Former Vineland policeman arrested

Flames shot into the air as New Jersey State Police destroyed gunpowder found, they say, with a haul so huge they needed forklifts and a box truck to take it all away.

State police seized what they think is the largest cache of firearms and ammunition most of them have ever seen.

It was found in a house, two trailers and even an underground bunker on a piece of property in rural Franklin Twp., Gloucester County, State Police said.

Investigators say they discovered more than 250 guns, a hand grenade and close to 500,000 rounds of ammunition.

“Gun shops don’t have half-a-million rounds,” said Detective Sgt. Mike Peterson with N.J. State Police.

State police say an investigation into two recent burglaries in Salem County led them to the property on Monday.

That’s when police say they encountered the homeowner, 59-year-old Brian Hinkel, a former Vineland Police Officer.

“He tried to slam the door on our detectives and we were able to follow him into the house. He ran into the kitchen and grabbed a loaded handgun off the kitchen counter and our detectives were able to disarm him at that point and place him under arrest,” explained Sgt. Stephen Jones with the State Police.

Hinkel was charged with assaulting a police officer.

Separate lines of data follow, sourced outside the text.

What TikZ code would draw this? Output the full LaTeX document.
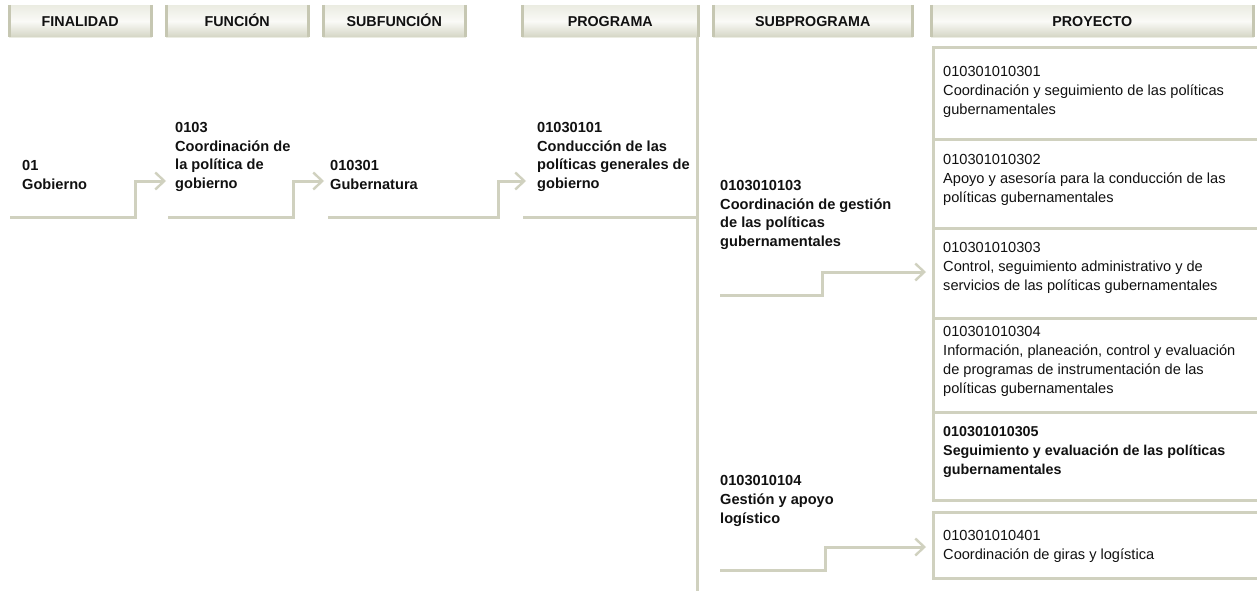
\documentclass[tikz,border=0pt]{standalone}
\usepackage{fontspec}
\setmainfont{Liberation Sans}
\usetikzlibrary{arrows.meta,shadings}
\definecolor{lnc}{HTML}{D0D1BF}
\definecolor{hdedge}{HTML}{C6C7B2}
\definecolor{hdtop}{HTML}{EBECE2}
\definecolor{hdmid}{HTML}{FAFAF7}
\definecolor{hdbot}{HTML}{D4D5C4}
\definecolor{txt}{HTML}{111111}
\begin{document}
\begin{tikzpicture}[x=1pt,y=-1pt,
  hdr/.style={rectangle, inner sep=0pt, minimum height=32pt, anchor=north west,
    text height=10.5pt, text depth=0pt,
    top color=hdtop, bottom color=hdbot, middle color=hdmid, draw=hdtop, line width=0.5pt,
    font=\fontsize{14.3}{15}\selectfont\bfseries, text=txt},
  hdside/.style={draw=hdedge, line width=3pt},
  item/.style={anchor=north west, inner sep=0pt, align=left, text=txt,
    font=\fontsize{14.6}{18.8}\selectfont\bfseries},
  proj/.style={anchor=north west, inner sep=0pt, align=left, text=txt,
    font=\fontsize{14.6}{19.2}\selectfont},
  projb/.style={proj, font=\fontsize{14.3}{19.2}\selectfont\bfseries},
  conn/.style={draw=lnc, line width=3pt},
  link/.style={draw=lnc, line width=3pt, -{Straight Barb[length=9pt,width=17pt,line width=2.4pt]}},
  pbox/.style={draw=lnc, line width=3pt}
]
\useasboundingbox (0,0) rectangle (1257,591);
\clip (0,0) rectangle (1257,591);
% headers
\node[hdr, minimum width=142pt] (h1) at (9,5) {FINALIDAD};
\node[hdr, minimum width=142pt] (h2) at (166,5) {FUNCIÓN};
\node[hdr, minimum width=142pt] (h3) at (323,5) {SUBFUNCIÓN};
\node[hdr, minimum width=176pt] (h4) at (522,5) {PROGRAMA};
\node[hdr, minimum width=199pt] (h5) at (713,5) {SUBPROGRAMA};
\node[hdr, minimum width=322pt] (h6) at (931,5) {PROYECTO};
\foreach \h in {h1,h2,h3,h4,h5,h6}{
  \draw[hdside] (\h.north west) -- (\h.south west);
  \draw[hdside] (\h.north east) -- (\h.south east);
}
% vertical divider below PROGRAMA
\coordinate (vtop) at (697,37);
\coordinate (vbot) at (697,591);
\draw[conn] (vtop) -- (vbot);
% items
\node[item] (f1) at (22,160) {01\\Gobierno};
\node[item] (f2) at (175,122) {0103\\Coordinación de\\la política de\\gobierno};
\node[item] (f3) at (330,160) {010301\\Gubernatura};
\node[item] (f4) at (537,122) {01030101\\Conducción de las\\políticas generales de\\gobierno};
\node[item] (f5) at (720,180) {0103010103\\Coordinación de gestión\\de las políticas\\gubernamentales};
\node[item] (f6) at (720,475) {0103010104\\Gestión y apoyo\\logístico};
% connector coordinates
\coordinate (a1) at (10,217);   \coordinate (b1) at (135,217);  \coordinate (c1) at (135,181);
\coordinate (a2) at (168,217);  \coordinate (b2) at (293,217);  \coordinate (c2) at (293,181);
\coordinate (a3) at (328,217);  \coordinate (b3) at (498,217);  \coordinate (c3) at (498,181);
\coordinate (a4) at (523,217);
\coordinate (a5) at (720,295);  \coordinate (b5) at (822,295);  \coordinate (c5) at (822,272);
\coordinate (a6) at (720,570);  \coordinate (b6) at (825,570);  \coordinate (c6) at (825,547);
\coordinate (t1) at (166,181);
\coordinate (t2) at (324,181);
\coordinate (t3) at (526,181);
\coordinate (t5) at (926,272);
\coordinate (t6) at (926,547);
\draw[link] (a1) -- (b1) -- (c1) -- (t1);
\draw[link] (a2) -- (b2) -- (c2) -- (t2);
\draw[link] (a3) -- (b3) -- (c3) -- (t3);
\draw[conn] (a4) -- (vtop |- a4);
\draw[link] (a5) -- (b5) -- (c5) -- (t5);
\draw[link] (a6) -- (b6) -- (c6) -- (t6);
% project boxes
\draw[pbox] (933,48) rectangle (1270,139);
\draw[pbox] (933,139) rectangle (1270,228);
\draw[pbox] (933,228) rectangle (1270,318);
\draw[pbox] (933,318) rectangle (1270,412);
\draw[pbox] (933,412) rectangle (1270,500);
\draw[pbox] (933,512) rectangle (1270,578);
\node[proj] (p1) at (943,66) {010301010301\\Coordinación y seguimiento de las políticas\\gubernamentales};
\node[proj] (p2) at (943,154) {010301010302\\Apoyo y asesoría para la conducción de las\\políticas gubernamentales};
\node[proj] (p3) at (943,242) {010301010303\\Control, seguimiento administrativo y de\\servicios de las políticas gubernamentales};
\node[proj] (p4) at (943,326) {010301010304\\Información, planeación, control y evaluación\\de programas de instrumentación de las\\políticas gubernamentales};
\node[projb] (p5) at (943,426) {010301010305\\Seguimiento y evaluación de las políticas\\gubernamentales};
\node[proj] (p6) at (943,530) {010301010401\\Coordinación de giras y logística};
\end{tikzpicture}
\end{document}
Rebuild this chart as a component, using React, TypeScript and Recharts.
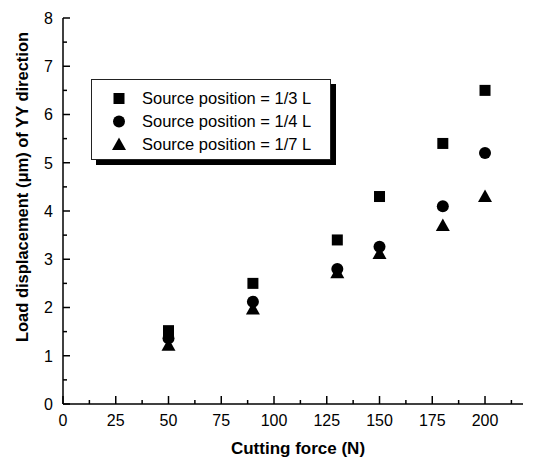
import React from 'react';
import { ScatterChart, Scatter, XAxis, YAxis, Legend, Label } from 'recharts';

const forces = [50, 90, 130, 150, 180, 200];
const oneThirdL = [1.52, 2.5, 3.4, 4.3, 5.4, 6.5];
const oneQuarterL = [1.36, 2.12, 2.8, 3.26, 4.1, 5.2];
const oneSeventhL = [1.22, 1.97, 2.72, 3.12, 3.7, 4.3];
const seriesNames = ['Source position = 1/3 L', 'Source position = 1/4 L', 'Source position = 1/7 L'];

// major + minor tick positions; labels only on the majors
const xTicks = [0, 12.5, 25, 37.5, 50, 62.5, 75, 87.5, 100, 112.5, 125, 137.5, 150, 162.5, 175, 187.5, 200, 212.5];
const yTicks = [0, 0.5, 1, 1.5, 2, 2.5, 3, 3.5, 4, 4.5, 5, 5.5, 6, 6.5, 7, 7.5, 8];

const FONT = '"Liberation Sans", Arial, Helvetica, sans-serif';

const toPoints = (vals: number[]) => forces.map((x, i) => ({ x, y: vals[i] }));

type Kind = 'square' | 'circle' | 'triangle';

function marker(kind: Kind, cx: number, cy: number) {
    if (kind === 'square') return <rect x={cx - 5.5} y={cy - 5.5} width={11} height={11} fill="#000" />;
    if (kind === 'circle') return <circle cx={cx} cy={cy} r={6} fill="#000" />;
    return <polygon points={`${cx},${cy - 7} ${cx - 7},${cy + 5.5} ${cx + 7},${cy + 5.5}`} fill="#000" />;
}

const shapeOf = (kind: Kind) => (props: any) => marker(kind, props.cx, props.cy);

const kinds: Kind[] = ['square', 'circle', 'triangle'];

function LegendBox() {
    return (
        <div
            style={{
                width: 240,
                height: 81,
                border: '1px solid #222',
                background: '#fff',
                boxShadow: '5px 5px 0 #000',
                fontFamily: FONT,
                fontSize: 16.5,
                color: '#000',
                paddingTop: 7,
                boxSizing: 'border-box',
            }}
        >
            {seriesNames.map((name, i) => (
                <div key={name} style={{ display: 'flex', alignItems: 'center', height: 23 }}>
                    <svg width={50} height={23} style={{ flex: 'none' }}>
                        {marker(kinds[i], 27, 11.5)}
                    </svg>
                    <span>{name}</span>
                </div>
            ))}
        </div>
    );
}

// inward tick marks drawn from the axis position recharts hands over
const XTick = (props: any) => {
    const { x, y, payload } = props;
    const major = payload.value % 25 === 0;
    return (
        <g>
            <line x1={x} x2={x} y1={y} y2={y - (major ? 8 : 4)} stroke="#000" strokeWidth={1.5} />
            {major && (
                <text x={x} y={y + 11} dy="0.71em" textAnchor="middle" fontFamily={FONT} fontSize={16} fill="#000">
                    {payload.value}
                </text>
            )}
        </g>
    );
};

const YTick = (props: any) => {
    const { x, y, payload } = props;
    const major = Number.isInteger(payload.value);
    return (
        <g>
            <line x1={x} x2={x + (major ? 7 : 4)} y1={y} y2={y} stroke="#000" strokeWidth={1.5} />
            {major && (
                <text x={x - 10} y={y} dy="0.36em" textAnchor="end" fontFamily={FONT} fontSize={16} fill="#000">
                    {payload.value}
                </text>
            )}
        </g>
    );
};

const YTitle = (props: any) => {
    const { x, y, height } = props.viewBox;
    const cx = x + 22;
    const cy = y + height / 2 - 24;
    return (
        <text
            x={cx}
            y={cy}
            transform={`rotate(-90, ${cx}, ${cy})`}
            textAnchor="middle"
            dy="0.36em"
            fontFamily={FONT}
            fontWeight="bold"
            fontSize={16.5}
            fill="#000"
        >
            Load displacement (μm) of YY direction
        </text>
    );
};

const XTitle = (props: any) => {
    const { x, y, width } = props.viewBox;
    return (
        <text
            x={x + width / 2 + 5}
            y={y + 50}
            textAnchor="middle"
            fontFamily={FONT}
            fontWeight="bold"
            fontSize={17}
            fill="#000"
        >
            Cutting force (N)
        </text>
    );
};

export default function App() {
    return (
        <div style={{ position: 'absolute', left: 0, top: 0, background: '#fff' }}>
            <ScatterChart width={533} height={460} margin={{ top: 18, right: 10, bottom: 0, left: 0 }}>
                <XAxis
                    dataKey="x"
                    type="number"
                    domain={[0, 218]}
                    allowDataOverflow
                    ticks={xTicks}
                    interval={0}
                    height={56}
                    tickSize={0}
                    tickMargin={0}
                    axisLine={{ stroke: '#000', strokeWidth: 1.5 }}
                    tickLine={false}
                    tick={<XTick />}
                >
                    <Label content={<XTitle />} />
                </XAxis>
                <YAxis
                    dataKey="y"
                    type="number"
                    domain={[0, 8]}
                    allowDataOverflow
                    ticks={yTicks}
                    interval={0}
                    width={63}
                    tickSize={0}
                    tickMargin={0}
                    axisLine={{ stroke: '#000', strokeWidth: 1.5 }}
                    tickLine={false}
                    tick={<YTick />}
                >
                    <Label content={<YTitle />} />
                </YAxis>
                <Legend
                    layout="vertical"
                    align="center"
                    verticalAlign="middle"
                    content={() => <LegendBox />}
                    wrapperStyle={{ left: 91, top: 79, width: 'auto' }}
                />
                <Scatter name={seriesNames[0]} data={toPoints(oneThirdL)} shape={shapeOf('square')} isAnimationActive={false} />
                <Scatter name={seriesNames[1]} data={toPoints(oneQuarterL)} shape={shapeOf('circle')} isAnimationActive={false} />
                <Scatter name={seriesNames[2]} data={toPoints(oneSeventhL)} shape={shapeOf('triangle')} isAnimationActive={false} />
            </ScatterChart>
        </div>
    );
}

Authorities say several guns were visible in the house. After getting a warrant, a full-fledged search began on Tuesday and continued into Thursday.

Neighbor Antoinette Ragone, who saw what police hauled away, was stunned. “I’m shocked and I’m upset because I live here, I have a 14-year-old son, 15-year-old nephew with me.”

State police say the evidence they found connected Hinkel to two men charged with the burglaries. One of those men has been arrested. The other, Peter Monteleone, Jr., is still on the loose according to investigators.

Why would a former police officer have an arsenal like that? “We do believe he had a firearms purchase permit and he was legally able to possess firearms, but whether or not the firearms themselves are legal is a different question,” said Sgt. Jones.

Hinkel was free on Thursday after posting 10-thousand dollars bail.  Authorities say the process of sorting and identifying everything they found could take days.